Иностранец услышит в этой фразе сопливую, униженную просьбу. Русский – страшную угрозу, кликушество. И что это, тут же, в этой главе, сказано об «утончённых евреях» совсем иное:
«но ведь евреи и всегда наглы. В Европе, собственно, они не умеют говорить европейским языком, то есть льстивым, вкрадчивым и лукавым, во всяком случае – вежливым, а орут как в Азии, ибо и суть азиаты, грубияны и дерзки.»
И т. д. И «Почему на самом деле» превращается не просто в ответ: «Да потому, что ты сам себе яму выроешь», а в издевательскую русскую «учёбу». Мы вам покажем, кто самый утончённый народ мира, чей язык так истончён в издевательстве.

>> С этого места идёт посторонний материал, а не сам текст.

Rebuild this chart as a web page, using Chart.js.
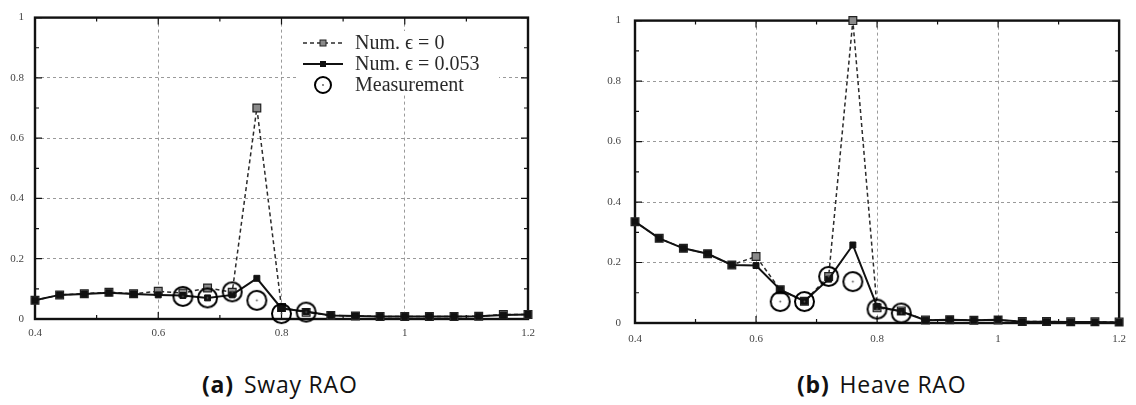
<!DOCTYPE html>
<html>
<head>
<meta charset="utf-8">
<title>Sway and Heave RAO</title>
<script src="https://cdn.jsdelivr.net/npm/chart.js@4/dist/chart.umd.min.js"></script>
<style>
  body {
    margin: 0;
    width: 1136px;
    height: 405px;
    background: #ffffff;
    position: relative;
    overflow: hidden;
  }
  canvas {
    position: absolute;
    top: 0;
    filter: blur(0.35px);
  }
  #sway { left: 0; }
  #heave { left: 590px; }
  .caption {
    position: absolute;
    top: 369px;
    font-family: 'Open Sans', 'Noto Sans', sans-serif;
    font-size: 23px;
    letter-spacing: 0.8px;
    line-height: 30px;
    color: #111;
    white-space: nowrap;
  }
  .caption b { font-weight: 700; margin-right: 10px; }
</style>
</head>
<body>
<canvas id="sway" width="560" height="345"></canvas>
<canvas id="heave" width="546" height="345"></canvas>
<div class="caption" style="left:202px"><b>(a)</b>Sway RAO</div>
<div class="caption" style="left:797px"><b>(b)</b>Heave RAO</div>

<script>
// wave frequency samples shared by both numerical runs
const freq = [0.4, 0.44, 0.48, 0.52, 0.56, 0.6, 0.64, 0.68, 0.72, 0.76, 0.8,
              0.84, 0.88, 0.92, 0.96, 1.0, 1.04, 1.08, 1.12, 1.16, 1.2];
const measFreq = [0.64, 0.68, 0.72, 0.76, 0.8, 0.84];

const swayEps0   = [0.062, 0.080, 0.084, 0.089, 0.084, 0.092, 0.086, 0.103, 0.089, 0.700, 0.038,
                    0.022, 0.012, 0.010, 0.008, 0.008, 0.008, 0.008, 0.009, 0.015, 0.015];
const swayEps053 = [0.062, 0.080, 0.083, 0.087, 0.083, 0.080, 0.078, 0.070, 0.080, 0.135, 0.035,
                    0.025, 0.012, 0.010, 0.008, 0.008, 0.008, 0.008, 0.009, 0.013, 0.015];
const swayMeas   = [0.075, 0.070, 0.090, 0.062, 0.018, 0.023];

const heaveEps0   = [0.335, 0.280, 0.247, 0.229, 0.192, 0.220, 0.110, 0.072, 0.154, 1.000, 0.050,
                     0.040, 0.010, 0.011, 0.009, 0.010, 0.005, 0.005, 0.004, 0.004, 0.003];
const heaveEps053 = [0.335, 0.280, 0.247, 0.229, 0.192, 0.190, 0.110, 0.072, 0.145, 0.258, 0.055,
                     0.038, 0.009, 0.011, 0.009, 0.011, 0.004, 0.004, 0.003, 0.003, 0.002];
const heaveMeas   = [0.071, 0.071, 0.154, 0.137, 0.046, 0.033];

const xTicks = [0.4, 0.6, 0.8, 1, 1.2];
const yTicks = [0, 0.2, 0.4, 0.6, 0.8, 1];

const seriesNames = ['Num. \u03f5 = 0', 'Num. \u03f5 = 0.053', 'Measurement'];

const pts = (xs, ys) => xs.map((x, i) => ({ x: x, y: ys[i] }));

// open circle with a dot in the middle, used for the measured points
function ringMarker(r) {
  const c = document.createElement('canvas');
  const s = Math.ceil(r * 2 + 4);
  c.width = s; c.height = s;
  const g = c.getContext('2d');
  g.strokeStyle = '#000';
  g.lineWidth = 2;
  g.beginPath();
  g.arc(s / 2, s / 2, r, 0, Math.PI * 2);
  g.stroke();
  g.fillStyle = '#555';
  g.beginPath();
  g.arc(s / 2, s / 2, 0.9, 0, Math.PI * 2);
  g.fill();
  return c;
}
const ring = ringMarker(9.5);
const keyRing = ringMarker(8);

// border box with gnuplot-like inward tics (major + minor) on all four sides
const frameTics = {
  id: 'frameTics',
  beforeDatasetsDraw(chart) {
    const { ctx, chartArea: a, scales } = chart;
    const sx = scales.x, sy = scales.y;
    ctx.save();
    ctx.strokeStyle = '#111';
    ctx.lineWidth = 1.2;
    ctx.beginPath();
    for (let v = 0.4; v <= 1.2001; v += 0.1) {
      const px = sx.getPixelForValue(v);
      const major = Math.abs(Math.round(v * 10) % 2) === 0;
      const len = major ? 7 : 4;
      ctx.moveTo(px, a.bottom); ctx.lineTo(px, a.bottom - len);
      ctx.moveTo(px, a.top); ctx.lineTo(px, a.top + len);
    }
    for (let v = 0; v <= 1.0001; v += 0.1) {
      const py = sy.getPixelForValue(v);
      const major = Math.round(v * 10) % 2 === 0;
      const len = major ? 7 : 4;
      ctx.moveTo(a.left, py); ctx.lineTo(a.left + len, py);
      ctx.moveTo(a.right, py); ctx.lineTo(a.right - len, py);
    }
    ctx.stroke();
    ctx.lineWidth = 2.4;
    ctx.strokeRect(a.left, a.top, a.right - a.left, a.bottom - a.top);
    ctx.restore();
  }
};

// key drawn inside the plot area, top right
const insideKey = {
  id: 'insideKey',
  afterDatasetsDraw(chart, args, opts) {
    if (!opts.show) return;
    const ctx = chart.ctx;
    const ds = chart.data.datasets;
    ctx.save();
    ctx.fillStyle = '#fff';
    ctx.fillRect(opts.x - 4, opts.y - 12, 200, 64);
    ctx.font = "20px 'Liberation Serif', 'DejaVu Serif', serif";
    ctx.textBaseline = 'middle';
    for (let i = 0; i < 3; i++) {
      const y = opts.y + i * 21;
      const x0 = opts.x, x1 = opts.x + 40, xm = (x0 + x1) / 2;
      const d = ds[i];
      if (i < 2) {
        ctx.strokeStyle = d.borderColor;
        ctx.lineWidth = d.borderWidth;
        ctx.setLineDash(d.borderDash || []);
        ctx.beginPath(); ctx.moveTo(x0, y); ctx.lineTo(x1, y); ctx.stroke();
        ctx.setLineDash([]);
        const h = i === 0 ? 3 : 2.5;
        ctx.fillStyle = d.pointBackgroundColor;
        ctx.strokeStyle = d.pointBorderColor;
        ctx.lineWidth = 1;
        ctx.fillRect(xm - h, y - h, 2 * h, 2 * h);
        ctx.strokeRect(xm - h, y - h, 2 * h, 2 * h);
      } else {
        ctx.drawImage(keyRing, xm - keyRing.width / 2, y - keyRing.height / 2);
      }
      ctx.fillStyle = '#2a2a2a';
      ctx.fillText(d.label, opts.x + 52, y + 1);
    }
    ctx.restore();
  }
};

function fmt(v) {
  return String(Number(v.toFixed(2)));
}

function makeChart(id, eps0, eps053, meas, geo) {
  const ctx = document.getElementById(id).getContext('2d');
  return new Chart(ctx, {
    type: 'scatter',
    data: {
      datasets: [
        {
          label: seriesNames[0],
          data: pts(freq, eps0),
          showLine: true,
          borderColor: '#2b2b2b',
          borderWidth: 1.5,
          borderDash: [4, 3],
          pointStyle: 'rect',
          pointRadius: 5.5,
          pointBackgroundColor: '#8a8a8a',
          pointBorderColor: '#222',
          pointBorderWidth: 1.2,
          clip: false,
          order: 3
        },
        {
          label: seriesNames[1],
          data: pts(freq, eps053),
          showLine: true,
          borderColor: '#111',
          borderWidth: 2,
          pointStyle: 'rect',
          pointRadius: 4.2,
          pointBackgroundColor: '#111',
          pointBorderColor: '#111',
          pointBorderWidth: 1,
          clip: false,
          order: 2
        },
        {
          label: seriesNames[2],
          data: pts(measFreq, meas),
          showLine: false,
          pointStyle: ring,
          pointRadius: 10,
          clip: false,
          order: 1
        }
      ]
    },
    options: {
      responsive: false,
      animation: false,
      events: [],
      layout: { padding: { left: 0, top: geo.top, right: geo.right, bottom: 0 } },
      plugins: {
        legend: { display: false },
        tooltip: { enabled: false },
        insideKey: { show: geo.key, x: 303, y: 43 }
      },
      scales: {
        x: {
          type: 'linear',
          min: 0.4,
          max: 1.2,
          afterFit: s => { s.height = geo.xh; },
          afterBuildTicks: s => { s.ticks = xTicks.map(v => ({ value: v })); },
          ticks: {
            padding: geo.xpad,
            color: '#444',
            font: { family: "'Liberation Serif', 'DejaVu Serif', serif", size: 11 },
            callback: v => fmt(v),
            maxRotation: 0
          },
          grid: {
            color: c => (c.tick && (c.tick.value === 0.4 || c.tick.value === 1.2)) ? 'rgba(0,0,0,0)' : '#9a9a9a',
            lineWidth: 1,
            drawTicks: false
          },
          border: { display: false, dash: [3, 3] }
        },
        y: {
          type: 'linear',
          min: 0,
          max: 1,
          afterFit: s => { s.width = geo.yw; },
          afterBuildTicks: s => { s.ticks = yTicks.map(v => ({ value: v })); },
          ticks: {
            padding: geo.ypad,
            color: '#444',
            font: { family: "'Liberation Serif', 'DejaVu Serif', serif", size: 11 },
            callback: v => fmt(v)
          },
          grid: {
            color: c => (c.tick && (c.tick.value === 0 || c.tick.value === 1)) ? 'rgba(0,0,0,0)' : '#9a9a9a',
            lineWidth: 1,
            drawTicks: false
          },
          border: { display: false, dash: [3, 3] }
        }
      }
    },
    plugins: [frameTics, insideKey]
  });
}

makeChart('sway', swayEps0, swayEps053, swayMeas,
  { top: 13, right: 32, yw: 35, xh: 26, xpad: 8, ypad: 11, key: true });
makeChart('heave', heaveEps0, heaveEps053, heaveMeas,
  { top: 20, right: 13, yw: 45, xh: 22, xpad: 10, ypad: 14, key: false });
</script>
</body>
</html>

И нигде явно ткань сглаза не прерывается. Ни одного явного доказательства. (467) Приведённые выше цитаты выдраны из сложной вязи розановской мысли. А мысль Розанова здесь предельно насыщена, предельно сложна. О 10 страничках «Почему…» можно говорить очень долго. Я попытался только выявить общий тон, дать иллюстрации. Этот тон нарастает вопреки общей логике повествования (сложной и ветвящейся). И ДОКАЗАТЬ его невозможно. Да этого и не может быть по сути, так как иначе ткань порвётся. Это вершина русской философии. Дистиллированная оборачиваемость. Всё зависит от субъективного взгляда. Доказать ту или другую точку зрения невозможно. Акт интуитивной веры и всё. Кант по сравнению с этим примитивнейший неандерталец. Хайдеггер – неандерталец. Вот нигилистический текст по сути. Чистый нигилизм. Содержание испаряется, хотя предусматривается это конкретное, даже наивное содержание. Всмотришься в эту материальную наивность, и она станет все углубляться, углубляться, пока дно не исчезнет, не превратится в пустоту.
И конечно, это неосознанно. Осознанно так нельзя написать. Видно, что писалось сразу и во сне – просто слова загорались в мозгу. Это высший тип литературы, где литература начинает уже разрушаться. Неслучайно Розанов сказал:
«Мне иногда кажется, что во мне разрушается литература».